Wherever "matplotlib" appears in a line, copy that line.

____ MATERIAL PROVIDED

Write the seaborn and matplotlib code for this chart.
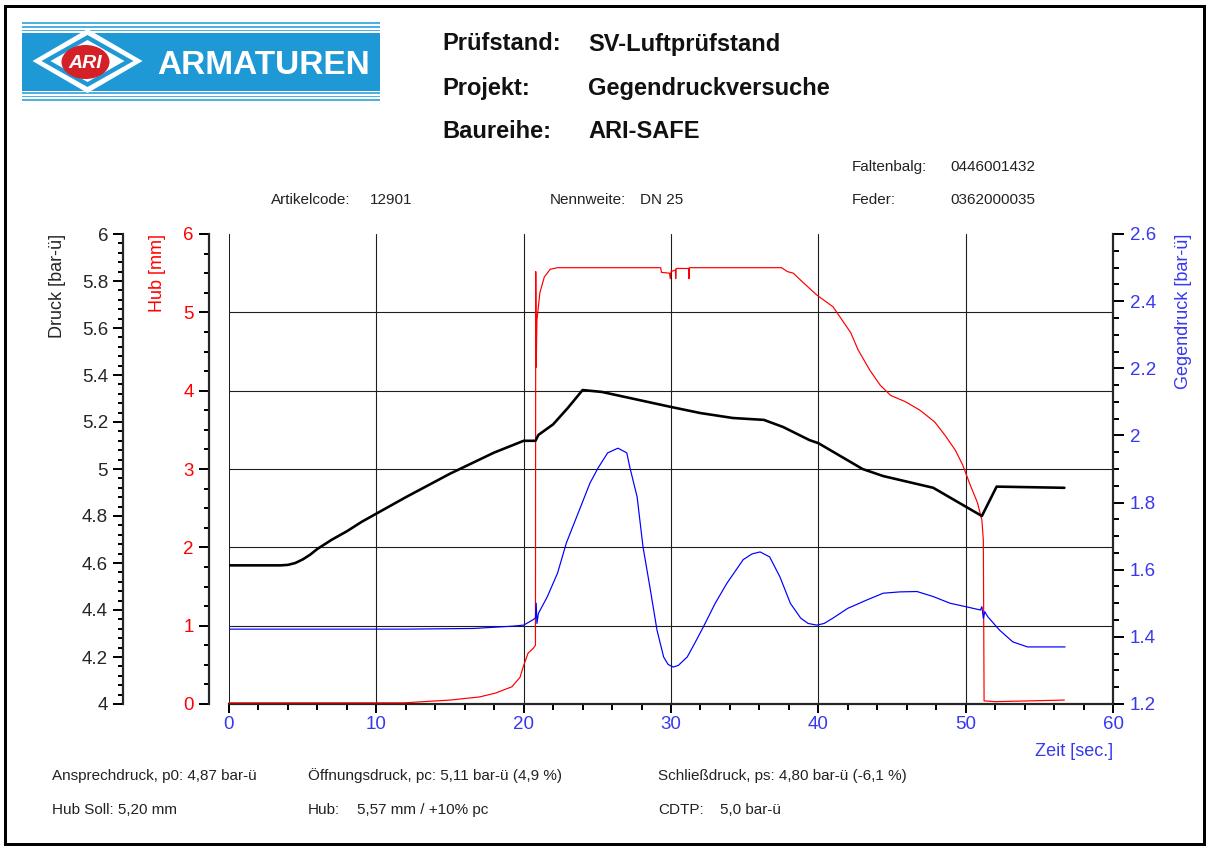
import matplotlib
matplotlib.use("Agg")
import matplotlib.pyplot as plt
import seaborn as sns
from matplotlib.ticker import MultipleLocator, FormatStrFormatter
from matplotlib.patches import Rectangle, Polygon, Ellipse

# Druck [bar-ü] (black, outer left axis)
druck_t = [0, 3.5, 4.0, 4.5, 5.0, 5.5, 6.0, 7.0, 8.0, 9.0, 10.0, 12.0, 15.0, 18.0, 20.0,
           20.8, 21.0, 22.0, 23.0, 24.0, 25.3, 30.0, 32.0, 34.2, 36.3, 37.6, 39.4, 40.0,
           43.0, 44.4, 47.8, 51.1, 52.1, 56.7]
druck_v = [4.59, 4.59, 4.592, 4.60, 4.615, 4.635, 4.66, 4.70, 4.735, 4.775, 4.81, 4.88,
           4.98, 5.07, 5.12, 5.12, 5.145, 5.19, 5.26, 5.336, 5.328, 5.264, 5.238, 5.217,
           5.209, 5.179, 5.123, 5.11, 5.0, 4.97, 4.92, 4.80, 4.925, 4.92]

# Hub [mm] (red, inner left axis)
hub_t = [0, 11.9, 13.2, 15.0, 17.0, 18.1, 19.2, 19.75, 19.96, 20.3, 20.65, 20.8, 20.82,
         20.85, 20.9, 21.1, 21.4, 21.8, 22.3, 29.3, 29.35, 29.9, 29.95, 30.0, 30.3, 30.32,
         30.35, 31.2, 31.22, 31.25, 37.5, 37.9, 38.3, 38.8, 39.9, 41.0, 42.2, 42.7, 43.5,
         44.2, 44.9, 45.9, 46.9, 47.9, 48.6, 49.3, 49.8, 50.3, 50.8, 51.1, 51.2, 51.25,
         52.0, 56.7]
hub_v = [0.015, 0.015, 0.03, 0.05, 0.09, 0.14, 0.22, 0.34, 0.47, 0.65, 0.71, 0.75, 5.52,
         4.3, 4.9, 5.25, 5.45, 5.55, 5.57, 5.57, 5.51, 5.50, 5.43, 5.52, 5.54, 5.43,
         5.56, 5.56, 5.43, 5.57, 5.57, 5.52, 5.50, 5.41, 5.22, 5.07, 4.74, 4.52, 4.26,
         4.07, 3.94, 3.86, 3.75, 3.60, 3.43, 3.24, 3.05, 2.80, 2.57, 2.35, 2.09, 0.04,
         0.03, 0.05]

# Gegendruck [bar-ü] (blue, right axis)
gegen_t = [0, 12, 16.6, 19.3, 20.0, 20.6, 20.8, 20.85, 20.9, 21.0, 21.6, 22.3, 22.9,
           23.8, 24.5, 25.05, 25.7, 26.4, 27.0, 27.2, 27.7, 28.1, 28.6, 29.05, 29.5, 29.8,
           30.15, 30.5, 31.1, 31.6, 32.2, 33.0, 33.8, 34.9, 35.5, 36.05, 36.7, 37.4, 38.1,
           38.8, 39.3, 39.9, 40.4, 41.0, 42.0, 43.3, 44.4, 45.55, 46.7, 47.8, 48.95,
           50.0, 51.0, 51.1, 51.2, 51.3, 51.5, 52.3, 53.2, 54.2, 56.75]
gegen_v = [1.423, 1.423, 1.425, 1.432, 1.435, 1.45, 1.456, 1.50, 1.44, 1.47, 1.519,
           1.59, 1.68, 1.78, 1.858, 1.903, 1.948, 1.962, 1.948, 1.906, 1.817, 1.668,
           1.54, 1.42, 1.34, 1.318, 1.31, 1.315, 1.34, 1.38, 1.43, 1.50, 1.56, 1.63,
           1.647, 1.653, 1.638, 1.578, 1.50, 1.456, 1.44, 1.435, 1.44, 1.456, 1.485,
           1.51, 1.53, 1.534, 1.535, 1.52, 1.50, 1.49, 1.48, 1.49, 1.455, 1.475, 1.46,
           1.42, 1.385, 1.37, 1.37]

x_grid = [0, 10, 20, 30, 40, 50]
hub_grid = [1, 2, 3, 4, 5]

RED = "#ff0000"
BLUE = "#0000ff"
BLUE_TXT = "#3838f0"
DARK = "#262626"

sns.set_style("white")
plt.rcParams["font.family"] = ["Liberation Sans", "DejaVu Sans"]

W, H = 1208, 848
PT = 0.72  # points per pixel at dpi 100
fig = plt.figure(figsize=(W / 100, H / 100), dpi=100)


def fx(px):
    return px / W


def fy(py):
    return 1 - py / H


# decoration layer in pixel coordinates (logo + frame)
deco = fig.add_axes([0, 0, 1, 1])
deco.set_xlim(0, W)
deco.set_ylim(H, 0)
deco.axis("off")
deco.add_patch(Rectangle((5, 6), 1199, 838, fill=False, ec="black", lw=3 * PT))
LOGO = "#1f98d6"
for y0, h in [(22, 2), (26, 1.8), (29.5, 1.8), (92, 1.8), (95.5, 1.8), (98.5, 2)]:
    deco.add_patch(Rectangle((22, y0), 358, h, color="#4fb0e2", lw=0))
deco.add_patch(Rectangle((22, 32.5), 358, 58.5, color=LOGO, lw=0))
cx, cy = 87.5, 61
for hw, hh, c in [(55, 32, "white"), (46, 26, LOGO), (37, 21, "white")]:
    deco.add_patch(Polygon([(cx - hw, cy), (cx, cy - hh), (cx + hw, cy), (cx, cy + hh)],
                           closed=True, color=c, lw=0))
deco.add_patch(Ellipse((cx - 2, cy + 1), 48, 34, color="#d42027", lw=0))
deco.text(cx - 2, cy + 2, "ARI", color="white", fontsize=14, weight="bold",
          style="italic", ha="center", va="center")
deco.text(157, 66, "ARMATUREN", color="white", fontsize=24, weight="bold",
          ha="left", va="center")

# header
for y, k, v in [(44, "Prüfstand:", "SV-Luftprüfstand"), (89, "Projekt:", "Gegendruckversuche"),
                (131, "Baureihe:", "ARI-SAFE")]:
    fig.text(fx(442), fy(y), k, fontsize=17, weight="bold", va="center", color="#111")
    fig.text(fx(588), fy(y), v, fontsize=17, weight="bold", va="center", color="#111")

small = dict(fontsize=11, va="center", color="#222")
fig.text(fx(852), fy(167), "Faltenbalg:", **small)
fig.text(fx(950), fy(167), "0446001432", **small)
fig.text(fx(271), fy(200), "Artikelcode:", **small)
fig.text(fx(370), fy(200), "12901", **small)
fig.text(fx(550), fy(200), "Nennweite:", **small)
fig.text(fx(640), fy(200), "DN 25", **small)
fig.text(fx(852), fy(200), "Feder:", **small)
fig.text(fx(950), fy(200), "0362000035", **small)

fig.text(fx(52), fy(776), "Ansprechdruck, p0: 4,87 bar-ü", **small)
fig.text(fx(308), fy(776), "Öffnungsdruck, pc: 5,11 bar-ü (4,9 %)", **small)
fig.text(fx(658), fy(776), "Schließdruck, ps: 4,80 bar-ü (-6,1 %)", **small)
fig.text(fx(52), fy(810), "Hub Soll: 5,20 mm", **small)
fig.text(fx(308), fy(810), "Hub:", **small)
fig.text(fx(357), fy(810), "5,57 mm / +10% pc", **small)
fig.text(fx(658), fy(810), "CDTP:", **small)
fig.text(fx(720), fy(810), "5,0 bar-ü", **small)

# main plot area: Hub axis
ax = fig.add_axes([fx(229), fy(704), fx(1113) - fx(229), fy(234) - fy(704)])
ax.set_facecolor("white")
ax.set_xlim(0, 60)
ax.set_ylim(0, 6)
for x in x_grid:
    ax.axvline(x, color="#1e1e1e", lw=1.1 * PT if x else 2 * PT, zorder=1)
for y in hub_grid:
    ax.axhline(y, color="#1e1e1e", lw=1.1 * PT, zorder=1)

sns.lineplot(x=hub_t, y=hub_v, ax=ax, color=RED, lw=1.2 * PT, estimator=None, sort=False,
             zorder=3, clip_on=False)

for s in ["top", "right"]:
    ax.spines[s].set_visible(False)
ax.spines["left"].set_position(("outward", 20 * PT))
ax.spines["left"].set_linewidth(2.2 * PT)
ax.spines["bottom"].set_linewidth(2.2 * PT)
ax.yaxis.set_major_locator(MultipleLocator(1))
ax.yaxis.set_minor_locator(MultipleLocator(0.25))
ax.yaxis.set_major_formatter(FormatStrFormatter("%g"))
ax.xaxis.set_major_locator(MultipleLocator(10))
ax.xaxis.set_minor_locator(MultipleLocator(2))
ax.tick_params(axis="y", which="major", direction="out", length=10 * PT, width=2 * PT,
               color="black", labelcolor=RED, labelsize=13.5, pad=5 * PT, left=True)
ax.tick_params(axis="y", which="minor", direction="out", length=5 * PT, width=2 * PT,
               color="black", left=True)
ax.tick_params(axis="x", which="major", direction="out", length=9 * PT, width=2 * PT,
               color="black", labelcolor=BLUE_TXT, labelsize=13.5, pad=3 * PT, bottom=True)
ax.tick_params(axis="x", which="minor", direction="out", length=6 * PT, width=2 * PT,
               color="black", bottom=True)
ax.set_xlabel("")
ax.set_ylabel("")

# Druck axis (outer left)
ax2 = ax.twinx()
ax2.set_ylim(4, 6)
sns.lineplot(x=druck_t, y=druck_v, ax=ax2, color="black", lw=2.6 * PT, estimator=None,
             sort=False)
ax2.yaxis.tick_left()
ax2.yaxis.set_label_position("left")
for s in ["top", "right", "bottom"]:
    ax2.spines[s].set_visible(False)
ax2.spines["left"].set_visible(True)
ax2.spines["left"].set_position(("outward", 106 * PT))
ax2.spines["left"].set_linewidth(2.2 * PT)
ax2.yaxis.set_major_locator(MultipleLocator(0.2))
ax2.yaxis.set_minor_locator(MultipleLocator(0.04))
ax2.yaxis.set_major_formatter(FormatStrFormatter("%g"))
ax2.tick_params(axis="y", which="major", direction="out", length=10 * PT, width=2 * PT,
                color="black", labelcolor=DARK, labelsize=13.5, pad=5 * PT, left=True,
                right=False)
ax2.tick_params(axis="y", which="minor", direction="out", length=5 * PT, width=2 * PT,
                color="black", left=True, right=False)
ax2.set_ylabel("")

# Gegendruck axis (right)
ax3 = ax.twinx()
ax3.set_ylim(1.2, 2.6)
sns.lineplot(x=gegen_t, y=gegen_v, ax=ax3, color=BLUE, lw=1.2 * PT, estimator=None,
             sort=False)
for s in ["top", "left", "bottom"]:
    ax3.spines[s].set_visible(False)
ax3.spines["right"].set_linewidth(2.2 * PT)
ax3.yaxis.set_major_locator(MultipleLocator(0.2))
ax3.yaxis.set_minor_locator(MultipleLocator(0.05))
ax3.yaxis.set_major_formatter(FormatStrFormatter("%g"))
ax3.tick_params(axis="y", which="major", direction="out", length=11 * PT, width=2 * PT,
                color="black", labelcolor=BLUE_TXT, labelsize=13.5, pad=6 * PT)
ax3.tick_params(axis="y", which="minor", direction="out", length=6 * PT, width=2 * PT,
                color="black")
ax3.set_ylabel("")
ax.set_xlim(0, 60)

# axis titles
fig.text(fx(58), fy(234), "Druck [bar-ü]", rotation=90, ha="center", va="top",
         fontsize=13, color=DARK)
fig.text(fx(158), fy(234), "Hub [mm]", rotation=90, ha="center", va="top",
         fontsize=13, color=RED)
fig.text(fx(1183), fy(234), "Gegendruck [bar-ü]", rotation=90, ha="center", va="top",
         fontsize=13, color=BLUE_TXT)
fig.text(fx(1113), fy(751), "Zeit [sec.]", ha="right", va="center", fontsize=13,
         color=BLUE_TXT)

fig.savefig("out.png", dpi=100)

________

WRITTEN ANSWER
Write the seaborn and matplotlib code for this chart.
import matplotlib
matplotlib.use("Agg")
import matplotlib.pyplot as plt
from matplotlib.ticker import MultipleLocator, FormatStrFormatter
from matplotlib.patches import Rectangle, Polygon, Ellipse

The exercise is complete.